The importance of asking questions
So, of all the ideas I got from Schaeffer, the one that energized me the most was simply that encouragement to ask questions, to not be worried that the questions would undermine my faith, that we can explore the world in all its facets with our Christian convictions intact. For about a year or so, I read everything I could find of Schaeffer’s writings as well as those of his close associates. The affirmation of asking questions, though, soon turned me against Schaeffer’s own answers—especially his political conservatism, his superficial analysis of Western culture, and his insistence on the Bible’s errorlessness.
Interestingly, even as my theology has evolved profoundly away from Schaeffer’s evangelical Calvinism, I still share his optimism about Christian convictions and the world. I expect, though, that Schaeffer would not recognize what I have come up with as “my Christian convictions” as “Christian.” Part of my “questioning faith” dynamic has been for me to become comfortable with being seen as outside the circle of Christian orthodoxy. At the same time, though, I still do think of myself as Christian—for reasons that I will explain in the posts to come.

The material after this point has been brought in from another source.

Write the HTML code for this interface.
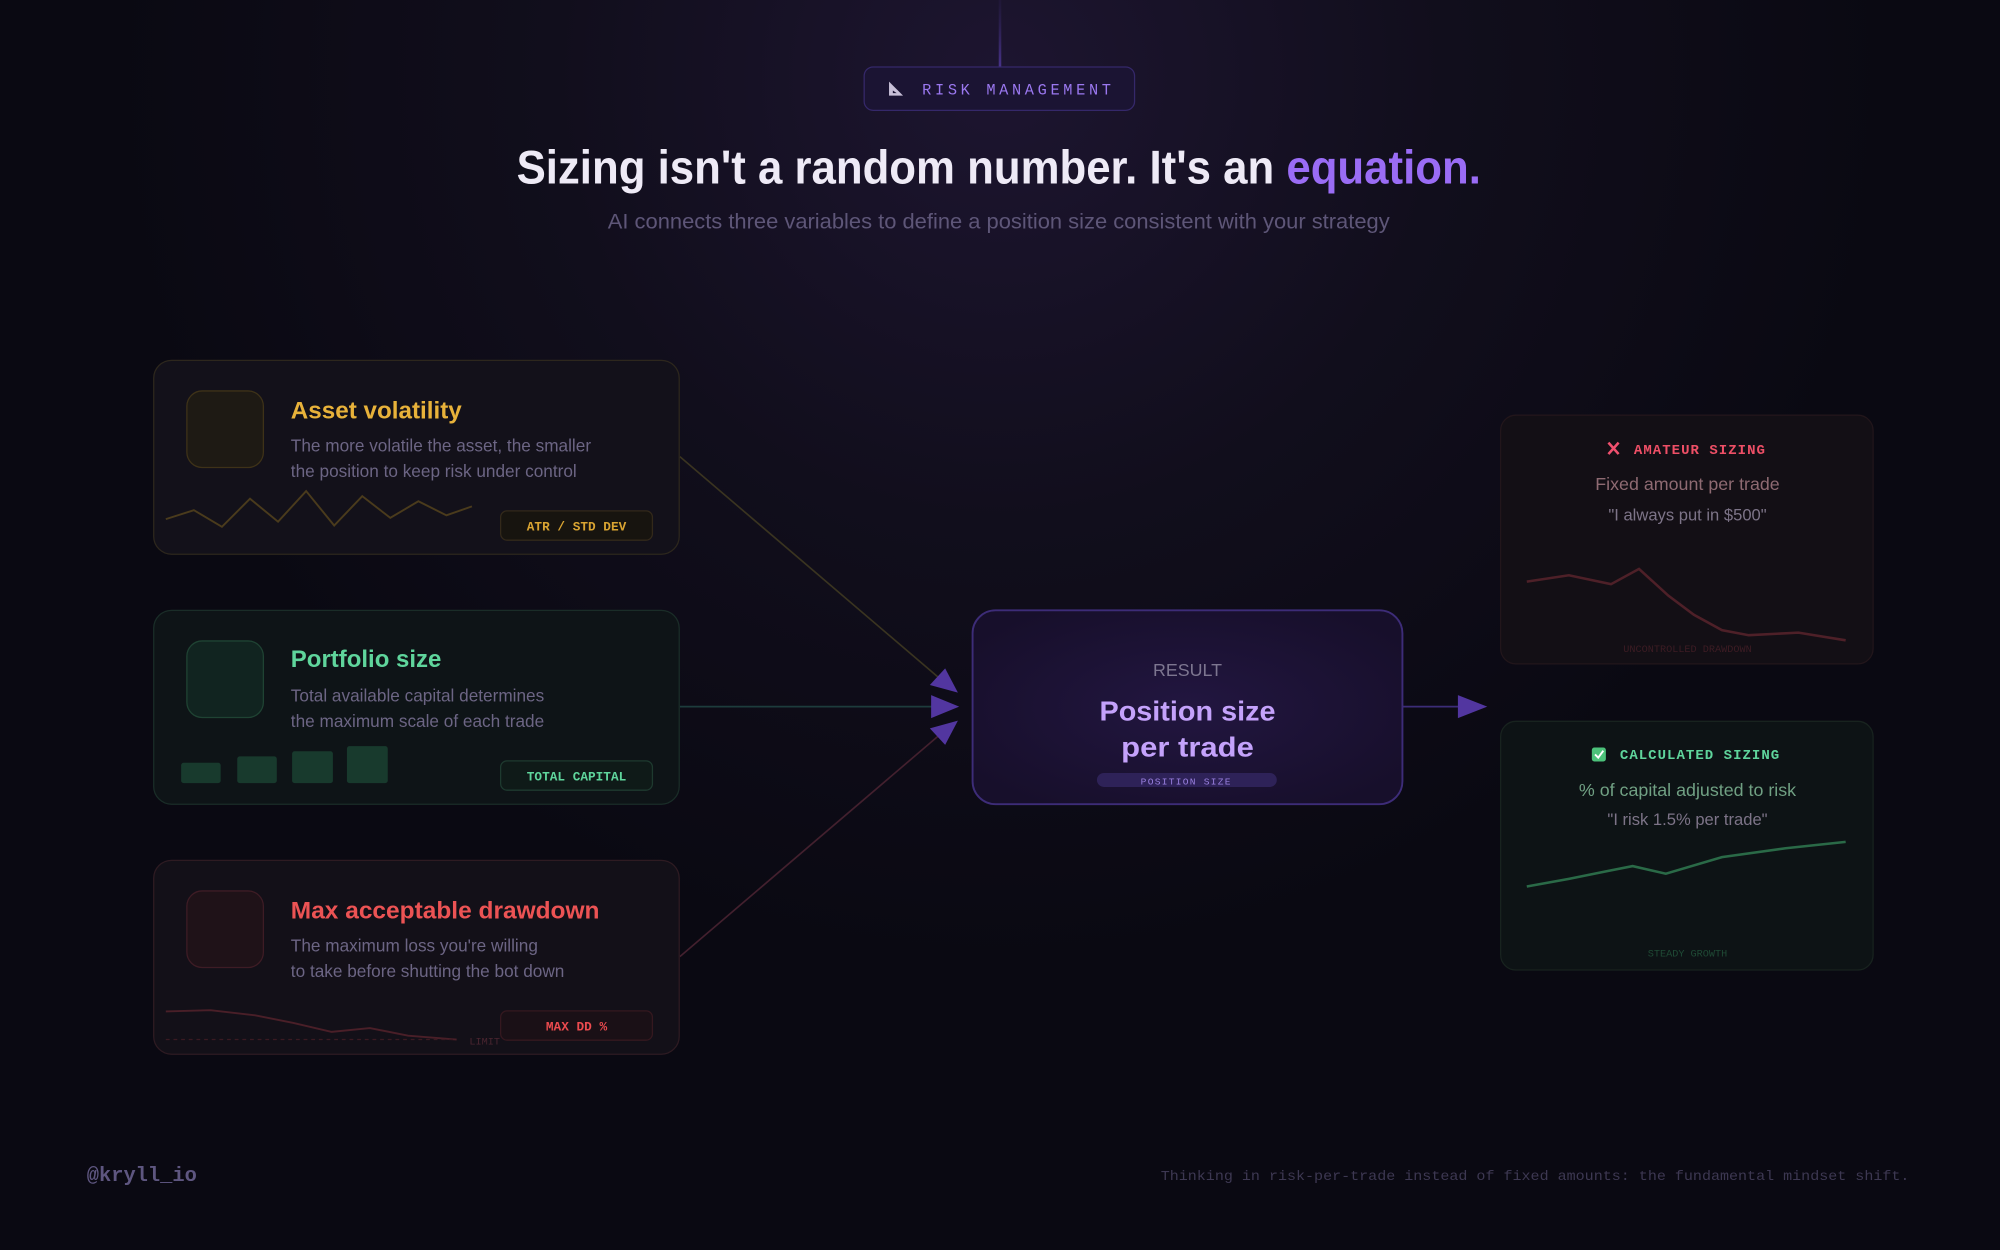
<!DOCTYPE html>
<html><head><meta charset="utf-8"><style>
html,body{margin:0;padding:0;background:#0b0a13;}
svg{display:block}
.s{font-family:"Liberation Sans",sans-serif}
.m{font-family:"Liberation Mono",monospace}
</style></head><body>
<svg width="2000" height="1250" viewBox="0 0 1568 980" xmlns="http://www.w3.org/2000/svg">
<defs>
<radialGradient id="g" cx="784" cy="60" r="700" gradientUnits="userSpaceOnUse">
<stop offset="0" stop-color="#1d1530"/><stop offset="0.5" stop-color="#110e1c"/><stop offset="1" stop-color="#0a0912"/></radialGradient>
<linearGradient id="vl" x1="0" y1="0" x2="0" y2="1"><stop offset="0" stop-color="#3a2a70" stop-opacity="0.2"/><stop offset="1" stop-color="#6a4ad0"/></linearGradient>
<radialGradient id="cg" cx="0.5" cy="0.5" r="0.6"><stop offset="0" stop-color="#221640"/><stop offset="1" stop-color="#170f2b"/></radialGradient>
</defs>
<rect width="1568" height="980" fill="url(#g)"/>
<rect x="783" y="0" width="2" height="62" fill="url(#vl)" opacity="0.7"/>
<!-- badge -->
<rect x="677.5" y="52.5" width="212" height="34" rx="7" fill="#1b1433" stroke="#35286a"/>
<path d="M697 64 L697 75 L708 75 Z" fill="#c8c0d8"/><path d="M700 71 L700 73 L703 73 Z" fill="#1b1433"/>
<text x="723" y="74" class="m" font-size="12" fill="#9b78f0" textLength="148" lengthAdjust="spacing">RISK MANAGEMENT</text>
<!-- title -->
<text x="783" y="144" class="s" font-size="37" font-weight="bold" text-anchor="middle" textLength="756" lengthAdjust="spacingAndGlyphs" fill="#eeeaf6">Sizing isn't a random number. It's an <tspan fill="#9a6cf5">equation.</tspan></text>
<text x="783" y="179" class="s" font-size="16.5" text-anchor="middle" textLength="613" lengthAdjust="spacingAndGlyphs" fill="#5e5678">AI connects three variables to define a position size consistent with your strategy</text>
<!-- connectors -->
<g stroke-width="1.3" fill="none">
<line x1="533" y1="358" x2="738" y2="533" stroke="#3a3420"/>
<line x1="533" y1="554" x2="735" y2="554" stroke="#1d3c3c"/>
<line x1="533" y1="750" x2="738" y2="575" stroke="#43202e"/>
<line x1="1099" y1="554" x2="1145" y2="554" stroke="#3c2c78"/>
</g>
<g fill="#5236a0">
<path d="M751 543 L729 537 L741 524 Z"/>
<path d="M752 554 L730 545 L730 563 Z"/>
<path d="M751 565 L741 584 L729 571 Z"/>
<path d="M1166 554 L1143 545 L1143 563 Z"/>
</g>
<!-- card1 -->
<rect x="120.5" y="282.5" width="412" height="152" rx="14" fill="#13111a" stroke="#2d271d"/>
<rect x="146.5" y="306.5" width="60" height="60" rx="12" fill="#1e1a14" stroke="#3e3218"/>
<text x="228" y="328" class="s" font-size="18.5" font-weight="bold" fill="#e8b23a" textLength="134" lengthAdjust="spacingAndGlyphs">Asset volatility</text>
<text x="228" y="354" class="s" font-size="13.5" fill="#6c6584">The more volatile the asset, the smaller</text>
<text x="228" y="374" class="s" font-size="13.5" fill="#6c6584">the position to keep risk under control</text>
<polyline points="130,407 152,400 174,413 196,391 218,409 240,385 262,412 284,389 306,406 328,393 350,404 370,397" fill="none" stroke="#4a3b1c" stroke-width="1.5"/>
<rect x="392.5" y="400.5" width="119" height="23" rx="5" fill="#17140f" stroke="#33291a"/>
<text x="452" y="416" class="m" font-size="10" font-weight="bold" text-anchor="middle" fill="#d9a432">ATR / STD DEV</text>
<!-- card2 -->
<rect x="120.5" y="478.5" width="412" height="152" rx="14" fill="#0e1417" stroke="#1a2d28"/>
<rect x="146.5" y="502.5" width="60" height="60" rx="12" fill="#112420" stroke="#1f4333"/>
<text x="228" y="523" class="s" font-size="18.5" font-weight="bold" fill="#5fd59c" textLength="118" lengthAdjust="spacingAndGlyphs">Portfolio size</text>
<text x="228" y="550" class="s" font-size="13.5" fill="#6c6584">Total available capital determines</text>
<text x="228" y="570" class="s" font-size="13.5" fill="#6c6584">the maximum scale of each trade</text>
<g fill="#183a2d"><rect x="142" y="598" width="31" height="16" rx="2"/><rect x="186" y="593" width="31" height="21" rx="2"/><rect x="229" y="589" width="32" height="25" rx="2"/><rect x="272" y="585" width="32" height="29" rx="2"/></g>
<rect x="392.5" y="596.5" width="119" height="23" rx="5" fill="#0f1a18" stroke="#1e3a2f"/>
<text x="452" y="612" class="m" font-size="10" font-weight="bold" text-anchor="middle" fill="#5fd59c">TOTAL CAPITAL</text>
<!-- card3 -->
<rect x="120.5" y="674.5" width="412" height="152" rx="14" fill="#131018" stroke="#2e1b22"/>
<rect x="146.5" y="698.5" width="60" height="60" rx="12" fill="#1f1218" stroke="#3e1c25"/>
<text x="228" y="720" class="s" font-size="18.5" font-weight="bold" fill="#ec5354" textLength="242" lengthAdjust="spacingAndGlyphs">Max acceptable drawdown</text>
<text x="228" y="746" class="s" font-size="13.5" fill="#6c6584">The maximum loss you're willing</text>
<text x="228" y="766" class="s" font-size="13.5" fill="#6c6584">to take before shutting the bot down</text>
<polyline points="130,793 165,792 200,796 230,802 260,809 290,806 320,812 358,815" fill="none" stroke="#4a1f28" stroke-width="1.5"/>
<line x1="130" y1="815" x2="358" y2="815" stroke="#3a1a22" stroke-dasharray="3,3"/>
<text x="368" y="819" class="m" font-size="8" fill="#4a2530">LIMIT</text>
<rect x="392.5" y="792.5" width="119" height="23" rx="5" fill="#1a1016" stroke="#35181f"/>
<text x="452" y="808" class="m" font-size="10" font-weight="bold" text-anchor="middle" fill="#ec4b4f">MAX DD %</text>
<!-- center -->
<rect x="762.5" y="478.5" width="337" height="152" rx="18" fill="url(#cg)" stroke="#3d2c78" stroke-width="1.5"/>
<text x="931" y="530" class="s" font-size="14" text-anchor="middle" fill="#7d7690">RESULT</text>
<text x="931" y="565" class="s" font-size="22" font-weight="bold" text-anchor="middle" fill="#c4a2fb" textLength="138" lengthAdjust="spacingAndGlyphs">Position size</text>
<text x="931" y="593" class="s" font-size="22" font-weight="bold" text-anchor="middle" fill="#c4a2fb" textLength="104" lengthAdjust="spacingAndGlyphs">per trade</text>
<rect x="860" y="606" width="141" height="11" rx="5.5" fill="#2e2258"/>
<text x="930" y="615" class="m" font-size="7.5" text-anchor="middle" fill="#9a80e0" letter-spacing="1">POSITION SIZE</text>
<!-- amateur -->
<rect x="1176.5" y="325.5" width="292" height="195" rx="12" fill="#130f15" stroke="#22161b"/>
<path d="M1261 347 L1269 356 M1269 347 L1261 356" stroke="#f0506e" stroke-width="2"/>
<text x="1281" y="356" class="m" font-size="11" font-weight="bold" fill="#ee4f66" letter-spacing="0.8">AMATEUR SIZING</text>
<text x="1323" y="384" class="s" font-size="14" text-anchor="middle" fill="#8e6a72">Fixed amount per trade</text>
<text x="1323" y="408" class="s" font-size="13" text-anchor="middle" fill="#7d7488">"I always put in $500"</text>
<polyline points="1197,456 1230,451 1263,458 1285,446 1308,467 1328,482 1350,494 1371,498 1410,496 1447,502" fill="none" stroke="#4e2028" stroke-width="2"/>
<text x="1323" y="511" class="m" font-size="8" text-anchor="middle" fill="#3d1c24">UNCONTROLLED DRAWDOWN</text>
<!-- calculated -->
<rect x="1176.5" y="565.5" width="292" height="195" rx="12" fill="#0d1315" stroke="#18231f"/>
<rect x="1248" y="586" width="11" height="11" rx="2" fill="#4cc27a"/>
<path d="M1250.5 591.5 L1253 594 L1257 588.5" stroke="#fff" stroke-width="1.5" fill="none"/>
<text x="1270" y="595" class="m" font-size="11" font-weight="bold" fill="#5fd59c" letter-spacing="0.8">CALCULATED SIZING</text>
<text x="1323" y="624" class="s" font-size="14" text-anchor="middle" fill="#70a083">% of capital adjusted to risk</text>
<text x="1323" y="647" class="s" font-size="13" text-anchor="middle" fill="#7d7488">"I risk 1.5% per trade"</text>
<polyline points="1197,695 1230,689 1260,683 1280,679 1306,685 1350,672 1400,665 1447,660" fill="none" stroke="#2a6a47" stroke-width="2"/>
<text x="1323" y="750" class="m" font-size="8" text-anchor="middle" fill="#1f4a35">STEADY GROWTH</text>
<!-- footer -->
<text x="68" y="926" class="m" font-size="16" font-weight="bold" fill="#5e5680">@kryll_io</text>
<text x="910" y="925" class="m" font-size="11" fill="#3d3852" textLength="587" lengthAdjust="spacingAndGlyphs">Thinking in risk-per-trade instead of fixed amounts: the fundamental mindset shift.</text>
</svg>
</body></html>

It is now over 45 years since my Schaeffer stage ended. One way to characterize the blog posts that will follow in this series is that they will track the consequences of the ongoing process of asking questions of my faith. Schaeffer helped me open the door. About the time that I realized that his approach to faith would not be mine, I began to learn about Mennonites and their Anabaptist tradition. That perspective on faith suited my new convictions about pacifism and the Jesus way. Happily for me, among Mennonites I found a great deal of freedom to keep asking questions. With all the changes in my perspective over these years, I still very much understand myself to be Anabaptist in my general theological sensibility. Maybe I can think that way because the Anabaptist tradition is pretty open-ended and practical.
So, in the posts that follow I think what I will be doing is an Anabaptistic questioning of Christian faith and a questioning of Anabaptist faith. In the end, like with many of the first Anabaptists, I seek to embody the way of Jesus—even as the quest to understand all that that entails remains fluid and creative.